Overall, he was satisfied that all issues raised could be accommodated in the trial process. There was nothing which had been identified which would undermine public confidence in the criminal justice system.
The appeal.
"…even if there was a question of law that comes within section 9(3) (c) of the 1987 Act and so this Court has jurisdiction to grant leave to appeal pursuant to section 9(11), there remains a further exercise of judgment that this court must make before it decides whether or not to do so. The right to have an interlocutory appeal remains an exceptional right in Crown Court trials… (Underlining provided)
" to allow amendments …in this case after a trial lasting some 10 days and which could only be proceeded with by ordering a retrial which would traverse the same ground as the first trial but on counts which the appellants were entitled to think had been withdrawn, did cause an injustice to the defendants…[and] should not have been allowed.
….some of the same factors were relevant in considering whether the amendments should be allowed as were relevant to considering whether the second trial was an abuse of process. For the reasons we have already given in relation to the amendment, we are of the view that the correct exercise of his jurisdiction at that stage would have been to halt that second trial…"
" First: it seems [provisionally] to me that the proper order to decide the applications is:
1. No case.

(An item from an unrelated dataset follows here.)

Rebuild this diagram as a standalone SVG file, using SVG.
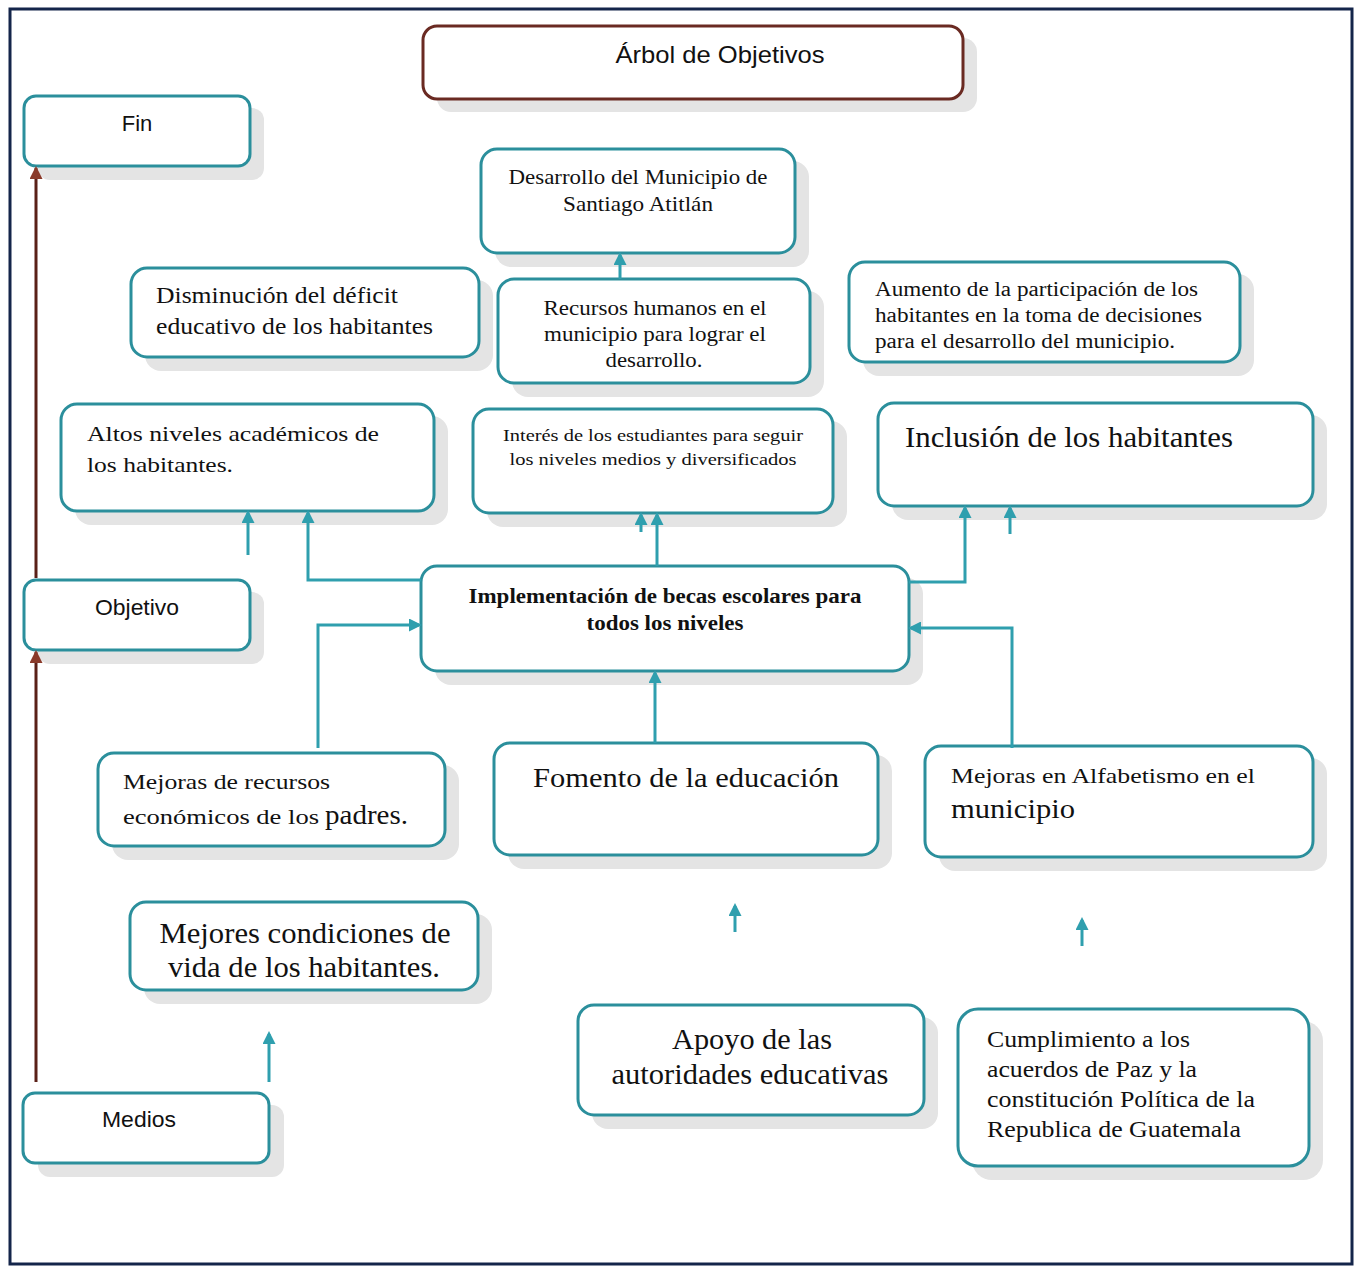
<svg xmlns="http://www.w3.org/2000/svg" width="1361" height="1268" viewBox="0 0 1361 1268">
<defs>
<style>
.box{fill:#fff;stroke:#2b8f9c;stroke-width:3}
.sh{fill:#e4e4e4}
.title{fill:#fff;stroke:#6a2a22;stroke-width:3}
.sans{font-family:"Liberation Sans",Arial,sans-serif;fill:#111}
.serif{font-family:"Liberation Serif","Times New Roman",serif;fill:#111}
.c{stroke:#2f9fae;stroke-width:3;fill:none}
.b{stroke:#5a2018;stroke-width:3;fill:none}
</style>
<marker id="ah2" markerWidth="13" markerHeight="13" refX="10" refY="6.5" orient="auto" markerUnits="userSpaceOnUse" viewBox="0 0 13 13"><path d="M0,0 L13,6.5 L0,13 z" fill="#2f9fae"/></marker>
<marker id="bh" markerWidth="13" markerHeight="13" refX="11" refY="6.5" orient="auto" markerUnits="userSpaceOnUse" viewBox="0 0 13 13"><path d="M0,0 L13,6.5 L0,13 z" fill="#8a3a2a"/></marker>
</defs>
<rect x="0" y="0" width="1361" height="1268" fill="#fff"/>
<rect x="10" y="9" width="1342" height="1255" fill="none" stroke="#14254a" stroke-width="3"/>

<g id="titulo">
<rect class="sh" x="437" y="38" width="540" height="74" rx="14"/>
<rect class="title" x="423" y="26" width="540" height="73" rx="14"/>
<text class="sans" x="720" y="63" font-size="24" text-anchor="middle" textLength="209" lengthAdjust="spacingAndGlyphs">Árbol de Objetivos</text>
</g>

<g id="fin">
<rect class="sh" x="38" y="108" width="226" height="72" rx="12"/>
<rect class="box" x="24" y="96" width="226" height="70" rx="12"/>
<text class="sans" x="137" y="131" font-size="22" text-anchor="middle">Fin</text>
</g>

<g id="objetivo">
<rect class="sh" x="38" y="592" width="226" height="72" rx="12"/>
<rect class="box" x="24" y="580" width="226" height="70" rx="12"/>
<text class="sans" x="137" y="615" font-size="22" text-anchor="middle" textLength="84" lengthAdjust="spacingAndGlyphs">Objetivo</text>
</g>

<g id="medios">
<rect class="sh" x="38" y="1105" width="246" height="72" rx="12"/>
<rect class="box" x="23" y="1093" width="246" height="70" rx="12"/>
<text class="sans" x="139" y="1127" font-size="22" text-anchor="middle" textLength="74" lengthAdjust="spacingAndGlyphs">Medios</text>
</g>

<g id="desarrollo">
<rect class="sh" x="495" y="161" width="314" height="106" rx="16"/>
<rect class="box" x="481" y="149" width="314" height="104" rx="16"/>
<text class="serif" font-size="21" text-anchor="middle"><tspan x="638" y="184" textLength="259" lengthAdjust="spacingAndGlyphs">Desarrollo del Municipio de</tspan><tspan x="638" y="211" textLength="150" lengthAdjust="spacingAndGlyphs">Santiago Atitlán</tspan></text>
</g>

<g id="recursos">
<rect class="sh" x="512" y="291" width="312" height="106" rx="16"/>
<rect class="box" x="498" y="279" width="312" height="104" rx="16"/>
<text class="serif" font-size="21" text-anchor="middle"><tspan x="655" y="315" textLength="223" lengthAdjust="spacingAndGlyphs">Recursos humanos en el</tspan><tspan x="655" y="341" textLength="222" lengthAdjust="spacingAndGlyphs">municipio para lograr el</tspan><tspan x="654" y="367" textLength="97" lengthAdjust="spacingAndGlyphs">desarrollo.</tspan></text>
</g>

<g id="disminucion">
<rect class="sh" x="145" y="280" width="348" height="91" rx="16"/>
<rect class="box" x="131" y="268" width="348" height="89" rx="16"/>
<text class="serif" font-size="23"><tspan x="156" y="303" textLength="242" lengthAdjust="spacingAndGlyphs">Disminución del déficit</tspan><tspan x="156" y="334" textLength="277" lengthAdjust="spacingAndGlyphs">educativo de los habitantes</tspan></text>
</g>

<g id="aumento">
<rect class="sh" x="863" y="274" width="391" height="102" rx="16"/>
<rect class="box" x="849" y="262" width="391" height="100" rx="16"/>
<text class="serif" font-size="20"><tspan x="875" y="296" textLength="323" lengthAdjust="spacingAndGlyphs">Aumento de la participación de los</tspan><tspan x="875" y="322" textLength="327" lengthAdjust="spacingAndGlyphs">habitantes en la toma de decisiones</tspan><tspan x="875" y="348" textLength="300" lengthAdjust="spacingAndGlyphs">para el desarrollo del municipio.</tspan></text>
</g>

<g id="altos">
<rect class="sh" x="75" y="416" width="373" height="109" rx="16"/>
<rect class="box" x="61" y="404" width="373" height="107" rx="16"/>
<text class="serif" font-size="22"><tspan x="87" y="441" textLength="292" lengthAdjust="spacingAndGlyphs">Altos niveles académicos de</tspan><tspan x="87" y="472" textLength="146" lengthAdjust="spacingAndGlyphs">los habitantes.</tspan></text>
</g>

<g id="interes">
<rect class="sh" x="487" y="421" width="360" height="106" rx="16"/>
<rect class="box" x="473" y="409" width="360" height="104" rx="16"/>
<text class="serif" font-size="17" text-anchor="middle"><tspan x="653" y="441" textLength="300" lengthAdjust="spacingAndGlyphs">Interés de los estudiantes para seguir</tspan><tspan x="653" y="465" textLength="287" lengthAdjust="spacingAndGlyphs">los niveles medios y diversificados</tspan></text>
</g>

<g id="inclusion">
<rect class="sh" x="892" y="415" width="435" height="105" rx="16"/>
<rect class="box" x="878" y="403" width="435" height="103" rx="16"/>
<text class="serif" font-size="29" x="905" y="447" textLength="328" lengthAdjust="spacingAndGlyphs">Inclusión de los habitantes</text>
</g>

<g id="implementacion">
<rect class="sh" x="435" y="578" width="488" height="107" rx="16"/>
<rect class="box" x="421" y="566" width="488" height="105" rx="16"/>
<text class="serif" font-size="20" font-weight="bold" text-anchor="middle"><tspan x="665" y="603" textLength="393" lengthAdjust="spacingAndGlyphs">Implementación de becas escolares para</tspan><tspan x="665" y="630" textLength="157" lengthAdjust="spacingAndGlyphs">todos los niveles</tspan></text>
</g>

<g id="mejoras-recursos">
<rect class="sh" x="112" y="765" width="347" height="95" rx="16"/>
<rect class="box" x="98" y="753" width="347" height="93" rx="16"/>
<text class="serif" font-size="22"><tspan x="123" y="789" textLength="207" lengthAdjust="spacingAndGlyphs">Mejoras de recursos</tspan><tspan x="123" y="824" textLength="196" lengthAdjust="spacingAndGlyphs">económicos de los</tspan><tspan x="325" y="824" font-size="27" textLength="83" lengthAdjust="spacingAndGlyphs">padres.</tspan></text>
</g>

<g id="fomento">
<rect class="sh" x="508" y="755" width="384" height="114" rx="16"/>
<rect class="box" x="494" y="743" width="384" height="112" rx="16"/>
<text class="serif" font-size="28" x="686" y="787" text-anchor="middle" textLength="306" lengthAdjust="spacingAndGlyphs">Fomento de la educación</text>
</g>

<g id="alfabetismo">
<rect class="sh" x="939" y="758" width="388" height="113" rx="16"/>
<rect class="box" x="925" y="746" width="388" height="111" rx="16"/>
<text class="serif"><tspan x="951" y="783" font-size="22" textLength="304" lengthAdjust="spacingAndGlyphs">Mejoras en Alfabetismo en el</tspan><tspan x="951" y="818" font-size="28" textLength="124" lengthAdjust="spacingAndGlyphs">municipio</tspan></text>
</g>

<g id="mejores">
<rect class="sh" x="144" y="914" width="348" height="90" rx="16"/>
<rect class="box" x="130" y="902" width="348" height="88" rx="16"/>
<text class="serif" font-size="29" text-anchor="middle"><tspan x="305" y="943" textLength="291" lengthAdjust="spacingAndGlyphs">Mejores condiciones de</tspan><tspan x="304" y="977" textLength="272" lengthAdjust="spacingAndGlyphs">vida de los habitantes.</tspan></text>
</g>

<g id="apoyo">
<rect class="sh" x="592" y="1017" width="346" height="112" rx="16"/>
<rect class="box" x="578" y="1005" width="346" height="110" rx="16"/>
<text class="serif" font-size="29" text-anchor="middle"><tspan x="752" y="1049" textLength="160" lengthAdjust="spacingAndGlyphs">Apoyo de las</tspan><tspan x="750" y="1084" textLength="277" lengthAdjust="spacingAndGlyphs">autoridades educativas</tspan></text>
</g>

<g id="cumplimiento">
<rect class="sh" x="972" y="1021" width="351" height="159" rx="20"/>
<rect class="box" x="958" y="1009" width="351" height="157" rx="20"/>
<text class="serif" font-size="24"><tspan x="987" y="1047" textLength="203" lengthAdjust="spacingAndGlyphs">Cumplimiento a los</tspan><tspan x="987" y="1077" textLength="210" lengthAdjust="spacingAndGlyphs">acuerdos de Paz y la</tspan><tspan x="987" y="1107" textLength="268" lengthAdjust="spacingAndGlyphs">constitución Política de la</tspan><tspan x="987" y="1137" textLength="254" lengthAdjust="spacingAndGlyphs">Republica de Guatemala</tspan></text>
</g>

<g id="connectors">
<path class="b" d="M36,1082 V652" marker-end="url(#bh)"/>
<path class="b" d="M36,578 V168" marker-end="url(#bh)"/>
<path class="c" d="M620,279 V255" marker-end="url(#ah2)"/>
<path class="c" d="M248,555 V513" marker-end="url(#ah2)"/>
<path class="c" d="M421,580 H308 V513" marker-end="url(#ah2)"/>
<path class="c" d="M318,748 V625 H419" marker-end="url(#ah2)"/>
<path class="c" d="M641,532 V515" marker-end="url(#ah2)"/>
<path class="c" d="M657,566 V515" marker-end="url(#ah2)"/>
<path class="c" d="M909,582 H965 V508" marker-end="url(#ah2)"/>
<path class="c" d="M1010,534 V508" marker-end="url(#ah2)"/>
<path class="c" d="M1012,748 V628 H911" marker-end="url(#ah2)"/>
<path class="c" d="M655,743 V673" marker-end="url(#ah2)"/>
<path class="c" d="M735,932 V906" marker-end="url(#ah2)"/>
<path class="c" d="M1082,946 V920" marker-end="url(#ah2)"/>
<path class="c" d="M269,1082 V1034" marker-end="url(#ah2)"/>
</g>
</svg>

Should I be of the view that a D has no case to answer I should direct a verdict rather than discharge or stay.
2. Abuse: again because that could finally resolve the case for a defendant; and finally
3. Discharge jury.
I'll hear submissions if anyone disagrees with that order.
Secondly: it seems to me [again VERY provisionally] That there is some force in the Lime fraud point, speaking as the judge in Shillam and Read & Robb I am sensitive to the point."
"22 Like any judgment, the judgment of the Deputy Judge has to be read as a whole, and having regard to its context and structure. The task facing a judge is not to pass an examination, or to prepare a detailed legal or factual analysis of all the evidence and submissions he has heard. Essentially, the judicial task is twofold: to enable the parties to understand why they have won or lost; and to provide sufficient detail and analysis to enable an appellate court to decide whether or not the judgment is sustainable. The judge need not slavishly restate either the facts, the arguments or the law. To adopt the striking metaphor of Mostyn J in SP v EB and KP [2014] EWHC 3964 (Fam), [2016] 1 FLR 228, para 29, there is no need for the judge to "incant mechanically" passages from the authorities, the evidence or the submissions, as if he were "a pilot going through the pre-flight checklist."